**Do this:** List each line holding the string "that".

**Task data:**
____
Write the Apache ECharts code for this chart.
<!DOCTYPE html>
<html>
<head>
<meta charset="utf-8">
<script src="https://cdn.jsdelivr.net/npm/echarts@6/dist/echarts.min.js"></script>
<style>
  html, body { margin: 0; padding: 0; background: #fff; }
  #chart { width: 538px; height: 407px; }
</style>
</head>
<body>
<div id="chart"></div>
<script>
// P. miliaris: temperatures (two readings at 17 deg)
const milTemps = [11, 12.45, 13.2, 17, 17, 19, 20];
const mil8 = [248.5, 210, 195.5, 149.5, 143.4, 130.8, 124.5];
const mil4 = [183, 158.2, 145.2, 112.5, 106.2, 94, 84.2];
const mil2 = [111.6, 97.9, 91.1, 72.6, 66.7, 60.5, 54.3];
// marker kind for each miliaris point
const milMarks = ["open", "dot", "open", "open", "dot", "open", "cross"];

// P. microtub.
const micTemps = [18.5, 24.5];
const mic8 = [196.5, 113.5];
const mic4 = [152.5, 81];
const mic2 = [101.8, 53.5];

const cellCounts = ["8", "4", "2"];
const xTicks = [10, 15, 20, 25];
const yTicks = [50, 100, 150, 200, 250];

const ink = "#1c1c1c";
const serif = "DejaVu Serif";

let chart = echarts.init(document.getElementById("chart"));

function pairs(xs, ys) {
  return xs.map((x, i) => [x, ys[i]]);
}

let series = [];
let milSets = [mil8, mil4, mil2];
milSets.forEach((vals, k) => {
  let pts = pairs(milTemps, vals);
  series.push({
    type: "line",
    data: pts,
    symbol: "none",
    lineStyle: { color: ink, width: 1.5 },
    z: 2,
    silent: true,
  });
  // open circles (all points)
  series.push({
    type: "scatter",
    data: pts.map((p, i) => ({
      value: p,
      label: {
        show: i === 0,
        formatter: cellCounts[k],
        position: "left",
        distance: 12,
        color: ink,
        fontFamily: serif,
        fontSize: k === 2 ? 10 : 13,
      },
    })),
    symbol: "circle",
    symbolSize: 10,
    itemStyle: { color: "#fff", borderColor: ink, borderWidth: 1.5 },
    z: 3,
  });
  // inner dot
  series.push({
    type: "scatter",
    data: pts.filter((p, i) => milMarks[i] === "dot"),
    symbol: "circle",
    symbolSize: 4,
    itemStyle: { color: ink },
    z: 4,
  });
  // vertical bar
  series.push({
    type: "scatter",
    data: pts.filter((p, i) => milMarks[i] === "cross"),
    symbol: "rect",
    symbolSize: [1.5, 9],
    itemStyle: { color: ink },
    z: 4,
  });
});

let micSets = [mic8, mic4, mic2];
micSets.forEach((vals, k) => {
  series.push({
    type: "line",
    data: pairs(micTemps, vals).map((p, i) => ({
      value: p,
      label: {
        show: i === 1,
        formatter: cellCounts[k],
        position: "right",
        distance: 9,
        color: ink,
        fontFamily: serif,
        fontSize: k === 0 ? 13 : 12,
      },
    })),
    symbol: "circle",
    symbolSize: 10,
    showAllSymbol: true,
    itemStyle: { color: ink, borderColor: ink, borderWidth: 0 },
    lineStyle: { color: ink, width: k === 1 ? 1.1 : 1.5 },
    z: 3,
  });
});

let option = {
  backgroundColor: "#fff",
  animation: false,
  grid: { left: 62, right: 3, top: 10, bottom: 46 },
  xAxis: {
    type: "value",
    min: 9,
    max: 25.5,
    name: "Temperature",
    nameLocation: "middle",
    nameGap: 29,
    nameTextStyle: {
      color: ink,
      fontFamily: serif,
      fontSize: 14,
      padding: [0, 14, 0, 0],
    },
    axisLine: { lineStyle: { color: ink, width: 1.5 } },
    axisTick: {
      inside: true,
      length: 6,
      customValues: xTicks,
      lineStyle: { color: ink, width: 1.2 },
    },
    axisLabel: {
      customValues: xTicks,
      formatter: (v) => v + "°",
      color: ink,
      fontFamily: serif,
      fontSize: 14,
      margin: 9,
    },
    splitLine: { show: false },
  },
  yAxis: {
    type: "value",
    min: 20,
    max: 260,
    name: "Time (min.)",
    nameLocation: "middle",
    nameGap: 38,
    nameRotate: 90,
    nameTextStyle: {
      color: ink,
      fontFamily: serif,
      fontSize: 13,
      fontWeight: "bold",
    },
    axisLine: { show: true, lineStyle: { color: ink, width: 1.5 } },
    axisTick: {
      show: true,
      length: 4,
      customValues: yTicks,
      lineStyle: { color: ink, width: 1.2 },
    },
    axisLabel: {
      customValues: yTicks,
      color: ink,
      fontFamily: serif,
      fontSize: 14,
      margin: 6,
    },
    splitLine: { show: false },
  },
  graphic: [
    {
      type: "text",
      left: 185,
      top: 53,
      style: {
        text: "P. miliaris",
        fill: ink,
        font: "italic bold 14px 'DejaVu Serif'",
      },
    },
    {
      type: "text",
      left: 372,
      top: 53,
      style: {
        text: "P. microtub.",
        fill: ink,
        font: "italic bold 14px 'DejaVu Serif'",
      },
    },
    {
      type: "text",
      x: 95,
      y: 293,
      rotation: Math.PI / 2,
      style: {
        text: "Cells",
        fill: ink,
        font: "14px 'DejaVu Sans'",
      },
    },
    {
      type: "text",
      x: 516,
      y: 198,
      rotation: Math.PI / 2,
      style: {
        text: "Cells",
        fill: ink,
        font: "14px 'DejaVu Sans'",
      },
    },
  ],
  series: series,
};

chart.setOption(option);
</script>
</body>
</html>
____
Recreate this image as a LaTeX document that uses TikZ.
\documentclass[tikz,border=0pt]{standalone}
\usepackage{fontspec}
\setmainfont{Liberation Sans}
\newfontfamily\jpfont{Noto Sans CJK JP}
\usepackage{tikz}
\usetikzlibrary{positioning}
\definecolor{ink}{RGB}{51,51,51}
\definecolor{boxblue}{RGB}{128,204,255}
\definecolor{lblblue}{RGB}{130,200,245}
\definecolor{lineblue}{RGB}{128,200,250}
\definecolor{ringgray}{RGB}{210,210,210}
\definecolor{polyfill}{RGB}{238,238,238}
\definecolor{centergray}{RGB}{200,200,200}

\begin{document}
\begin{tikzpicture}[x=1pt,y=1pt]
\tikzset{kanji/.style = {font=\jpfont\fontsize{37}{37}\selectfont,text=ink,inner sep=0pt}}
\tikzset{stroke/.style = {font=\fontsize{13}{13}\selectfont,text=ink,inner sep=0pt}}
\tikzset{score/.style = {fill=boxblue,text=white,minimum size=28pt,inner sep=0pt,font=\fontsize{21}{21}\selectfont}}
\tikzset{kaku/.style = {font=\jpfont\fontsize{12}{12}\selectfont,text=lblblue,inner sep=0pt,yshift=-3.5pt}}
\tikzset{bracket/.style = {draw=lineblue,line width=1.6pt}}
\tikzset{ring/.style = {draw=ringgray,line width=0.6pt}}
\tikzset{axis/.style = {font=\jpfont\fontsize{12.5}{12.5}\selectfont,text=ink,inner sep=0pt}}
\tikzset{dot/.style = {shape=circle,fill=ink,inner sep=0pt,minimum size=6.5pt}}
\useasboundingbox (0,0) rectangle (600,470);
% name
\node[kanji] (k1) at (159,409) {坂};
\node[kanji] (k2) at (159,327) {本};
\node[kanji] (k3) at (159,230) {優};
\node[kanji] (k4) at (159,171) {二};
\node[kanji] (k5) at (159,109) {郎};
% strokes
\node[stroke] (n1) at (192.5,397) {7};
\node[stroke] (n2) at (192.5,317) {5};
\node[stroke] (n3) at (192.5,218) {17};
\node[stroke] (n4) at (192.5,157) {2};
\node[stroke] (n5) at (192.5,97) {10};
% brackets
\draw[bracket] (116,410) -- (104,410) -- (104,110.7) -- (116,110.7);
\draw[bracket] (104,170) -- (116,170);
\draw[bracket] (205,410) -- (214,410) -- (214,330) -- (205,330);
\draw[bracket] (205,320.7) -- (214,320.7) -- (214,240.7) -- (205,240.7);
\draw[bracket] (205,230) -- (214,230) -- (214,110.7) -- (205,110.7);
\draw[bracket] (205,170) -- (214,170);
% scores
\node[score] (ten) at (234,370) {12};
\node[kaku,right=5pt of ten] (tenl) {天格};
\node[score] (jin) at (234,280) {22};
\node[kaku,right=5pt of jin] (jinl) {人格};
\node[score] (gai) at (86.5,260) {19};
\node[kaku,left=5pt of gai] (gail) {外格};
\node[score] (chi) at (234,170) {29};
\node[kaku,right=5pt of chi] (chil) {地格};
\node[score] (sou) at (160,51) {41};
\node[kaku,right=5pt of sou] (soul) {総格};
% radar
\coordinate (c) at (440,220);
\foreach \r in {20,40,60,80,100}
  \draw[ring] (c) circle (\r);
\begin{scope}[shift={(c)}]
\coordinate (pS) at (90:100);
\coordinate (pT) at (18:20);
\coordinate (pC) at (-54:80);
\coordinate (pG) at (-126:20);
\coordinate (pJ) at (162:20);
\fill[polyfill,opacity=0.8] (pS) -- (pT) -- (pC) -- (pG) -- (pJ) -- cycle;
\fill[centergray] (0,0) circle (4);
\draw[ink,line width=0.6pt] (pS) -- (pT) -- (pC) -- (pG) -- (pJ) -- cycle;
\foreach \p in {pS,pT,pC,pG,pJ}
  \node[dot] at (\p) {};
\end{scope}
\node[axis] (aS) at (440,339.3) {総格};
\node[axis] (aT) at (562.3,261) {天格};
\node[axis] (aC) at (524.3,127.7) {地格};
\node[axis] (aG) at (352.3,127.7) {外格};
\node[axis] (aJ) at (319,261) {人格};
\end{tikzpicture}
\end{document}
____
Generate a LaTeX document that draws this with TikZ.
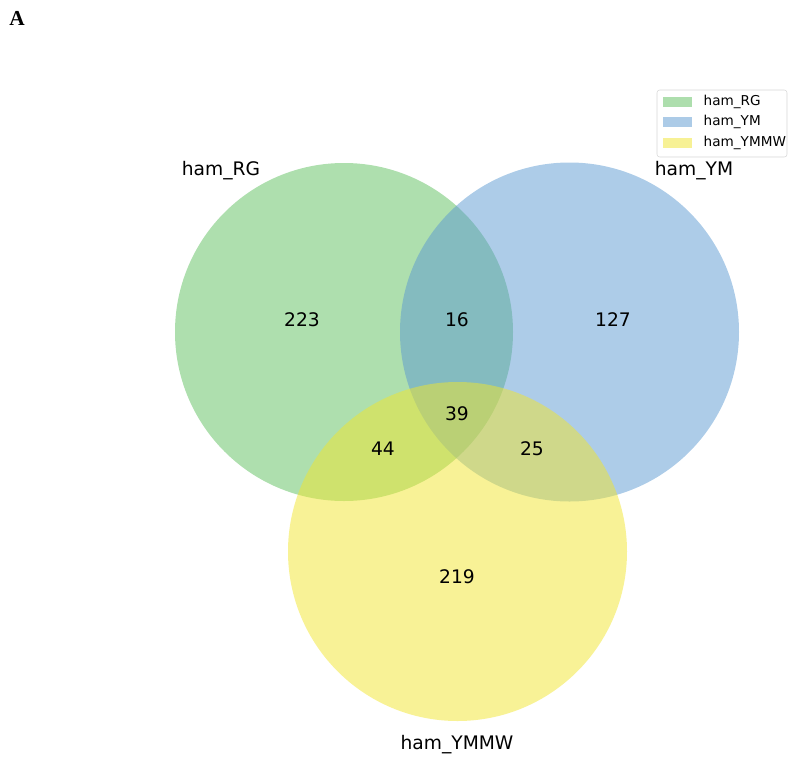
____
**Output of the task:**
Recreate this image as a LaTeX document that uses TikZ.
Generate a LaTeX document that draws this with TikZ.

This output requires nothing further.